Quality arms abound in both pens--the Mets just have more of
them. John Franco, 40, has been rejuvenated; he and Armando
Benitez (left) give the Mets a frightening setup-closer combo.
Nearly every Yankees hitter can handle the fastball, however,
which makes Benitez's penchant for allowing postseason homers
equally scary. Lefties Dennis Cook and Glendon Rusch will be
key. Switch-hitters Bernie Williams and Jorge Posada have much
less power from the right side, and they'll bat amid a string of
lefties (David Justice, Tino Martinez and Paul O'Neill). If the
Yankees get a lead, they play an eight-inning (or less) game:
Closer Mariano Rivera is all but untouchable in the postseason.
The Mets start only two lefthanded hitters, so righty Jeff
Nelson had better be ready to work. Since Joe Torre trusts no
one else in the pen, he'll wave in Nelson earlier than he should.
Not having to worry about defense has made Chuck Knoblauch a
better hitter. He hit .338 and had a .473 on-base percentage as
a DH, significantly better marks than he had when playing the
field, and he has hit .281 as a full-time DH in the postseason.
The Mets will probably play Darryl Hamilton, who adds speed, in
left and DH Benny Agbayani.
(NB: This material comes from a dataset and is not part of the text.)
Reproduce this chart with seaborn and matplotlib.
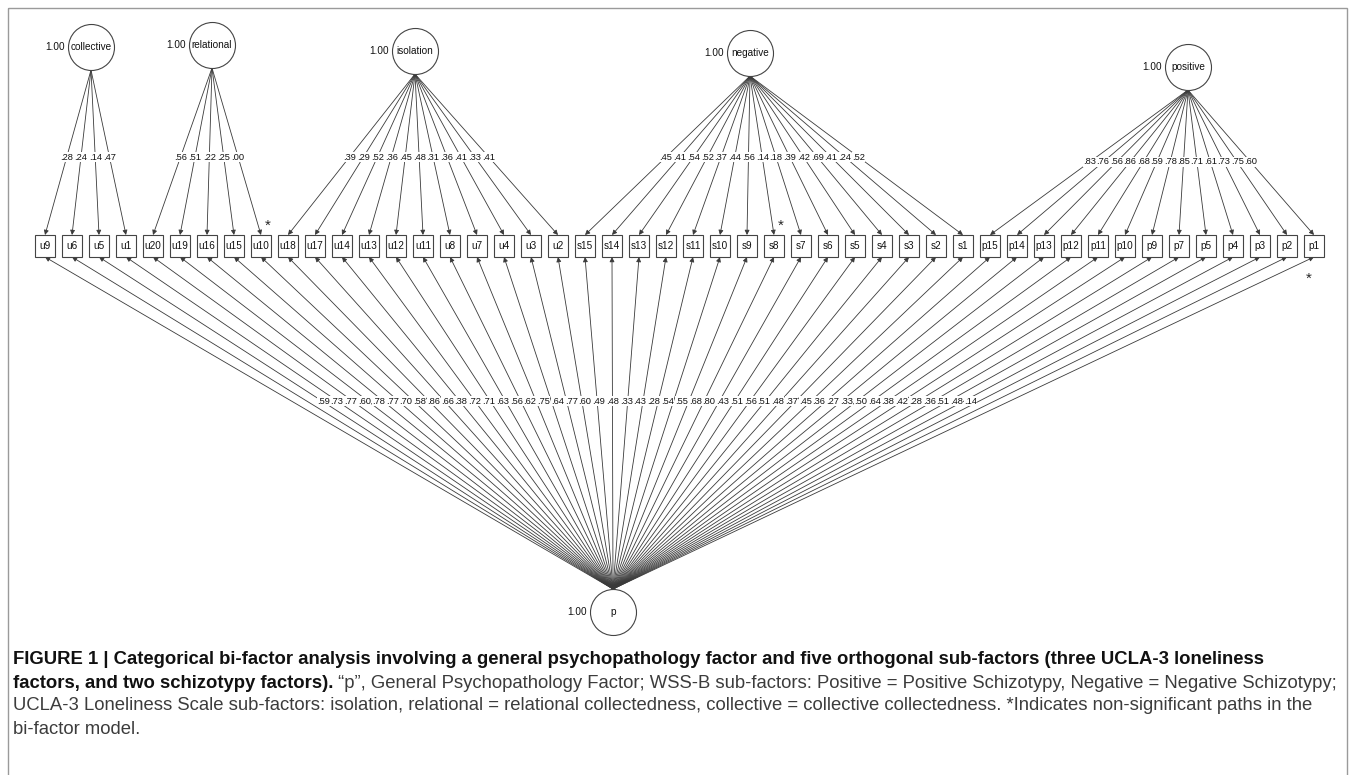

Another possibility if the Yankees
start a lefthander: Mike Piazza as the DH, with Todd Pratt's
power bat behind the plate.
Joe Torre has been reluctant to dip into his bench, but with
pitchers batting at Shea, someone will have to produce.
Glenallen Hill is Torre's best power source and the most
dangerous righthanded bat off the bench, but Hill doesn't look
ready to hit in tight postseason spots: He struck out looking in
both of his LCS pinch-hit appearances. Darryl Hamilton (above),
Lenny Harris and Todd Pratt give the Mets three productive bats;
Joe McEwing provides speed and defensive versatility.
The Yankees' maddeningly calm and cool aura emanates from Joe
Torre--three championship rings in four years make him the best
postseason manager of his generation. If anyone can guide a team
through the circus of a Subway Series, he can. Creating
tranquillity has never been Bobby Valentine's forte, but he did
a spectacular job this season. The Mets reflect his personality:
determined, resilient, rambunctious. He won't allow his players
to be awed by the Yankees' mystique.
Al Leiter said on Monday that the Mets are clicking on all
cylinders for the first time this season. He's right. This isn't
the same team that lost four of six to the Yankees in
interleague play. The Mets have the best pitching staff, top to
bottom, of any of the eight teams that made the playoffs. The
Yankees made it this far with a fits-and-starts offense and
essentially a three-man bullpen, but they haven't faced a team
as well-rounded as their neighbors. The Bombers will also
finally play a Series in a road environment at least as hostile
as Yankee Stadium. There'll be champagne in the Bronx, but it'll
be sprayed in the third base clubhouse. Mets in six.